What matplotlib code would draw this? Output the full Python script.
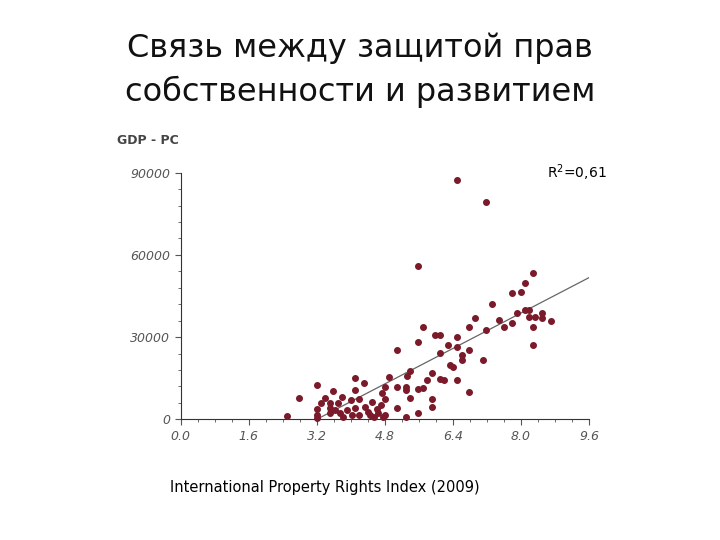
import matplotlib.pyplot as plt
from matplotlib.ticker import MultipleLocator

# International Property Rights Index vs GDP per capita
ipri = [2.49, 2.79, 3.2, 3.2, 3.2, 3.2, 3.29, 3.39, 3.51, 3.51, 3.51, 3.59, 3.63, 3.71,
        3.75, 3.80, 3.82, 3.90, 4.0, 4.02, 4.10, 4.10, 4.10, 4.2, 4.2, 4.3, 4.33, 4.41,
        4.45, 4.5, 4.55, 4.61, 4.65, 4.70, 4.73, 4.76, 4.80, 4.80, 4.80, 4.9, 5.09, 5.09,
        5.09, 5.29, 5.29, 5.29, 5.31, 5.39, 5.39, 5.59, 5.59, 5.59, 5.59, 5.69, 5.69, 5.78,
        5.90, 5.90, 5.90, 5.98, 6.10, 6.10, 6.10, 6.18, 6.29, 6.33, 6.41, 6.49, 6.49, 6.49,
        6.49, 6.61, 6.61, 6.79, 6.79, 6.79, 6.91, 7.10, 7.19, 7.19, 7.31, 7.49, 7.60, 7.78,
        7.78, 7.90, 8.0, 8.10, 8.10, 8.20, 8.20, 8.29, 8.29, 8.29, 8.33, 8.49, 8.49, 8.70]
gdp_pc = [1200, 7900, 12500, 3600, 1600, 400, 6000, 7900, 5800, 4000, 2400, 10500, 3400, 5800,
          2200, 8300, 1000, 3400, 7000, 1600, 15000, 10700, 4000, 7300, 1600, 13100, 4600, 2800,
          1600, 6400, 1000, 3600, 2200, 5200, 9500, 1000, 11900, 7300, 1600, 15600, 25300, 11900,
          4000, 1000, 11900, 10700, 15800, 17800, 7900, 55900, 28100, 11100, 2400, 33800, 11300, 14300,
          16800, 7300, 4600, 30800, 30800, 24300, 14600, 14300, 27100, 19800, 19200, 87500, 30200, 26500,
          14300, 23500, 21600, 33600, 25300, 9800, 36800, 21600, 79400, 32600, 42100, 36200, 33600, 46000,
          35000, 38700, 46600, 49600, 39900, 39900, 37500, 53300, 33800, 27100, 37500, 38900, 36800, 36000]
trend_x = [3.2, 9.6]
trend_y = [0, 51700]

fig = plt.figure(figsize=(7.2, 5.4), dpi=100)
fig.text(0.5, 0.87, "Связь между защитой прав\nсобственности и развитием",
         ha="center", va="center", fontsize=23, linespacing=1.45, color="#111111")

ax = fig.add_axes([0.251, 0.2235, 0.567, 0.4567])
ax.plot(trend_x, trend_y, color="#666666", lw=0.9)
ax.scatter(ipri, gdp_pc, s=16, color="#7a1a2a", zorder=3, clip_on=False)
ax.set_xlim(0, 9.6)
ax.set_ylim(0, 90000)
for s in ("top", "right"):
    ax.spines[s].set_visible(False)
ax.spines["left"].set_color("#333333")
ax.spines["bottom"].set_color("#333333")
ax.set_xticks([0, 1.6, 3.2, 4.8, 6.4, 8.0, 9.6])
ax.set_xticklabels(["0.0", "1.6", "3.2", "4.8", "6.4", "8.0", "9.6"])
ax.set_yticks([0, 30000, 60000, 90000])
ax.xaxis.set_minor_locator(MultipleLocator(0.4))
ax.yaxis.set_minor_locator(MultipleLocator(6000))
ax.tick_params(labelsize=9, colors="#555555", length=4)
ax.tick_params(which="minor", length=2, color="#555555")
for lab in ax.get_xticklabels() + ax.get_yticklabels():
    lab.set_style("italic")

fig.text(0.162, 0.74, "GDP - PC", fontsize=9, fontweight="bold", color="#444444", va="center")
fig.text(0.843, 0.68, "R$^2$=0,61", fontsize=10, ha="right", va="center")
fig.text(0.236, 0.098, "International Property Rights Index (2009)", fontsize=10.5, va="center")

fig.savefig("out.png", dpi=100)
┄┄┄┄┄┄┄┄┄┄┄┄┄┄┄┄┄┄┄┄
> **Task requirements**
Every line from the start of the listing above through the line with "from matplotlib.ticker import MultipleLocator" should be repeated exactly; skip the pictures and add nothing else.

> **Answer for this exercise**
What matplotlib code would draw this? Output the full Python script.
import matplotlib.pyplot as plt
from matplotlib.ticker import MultipleLocator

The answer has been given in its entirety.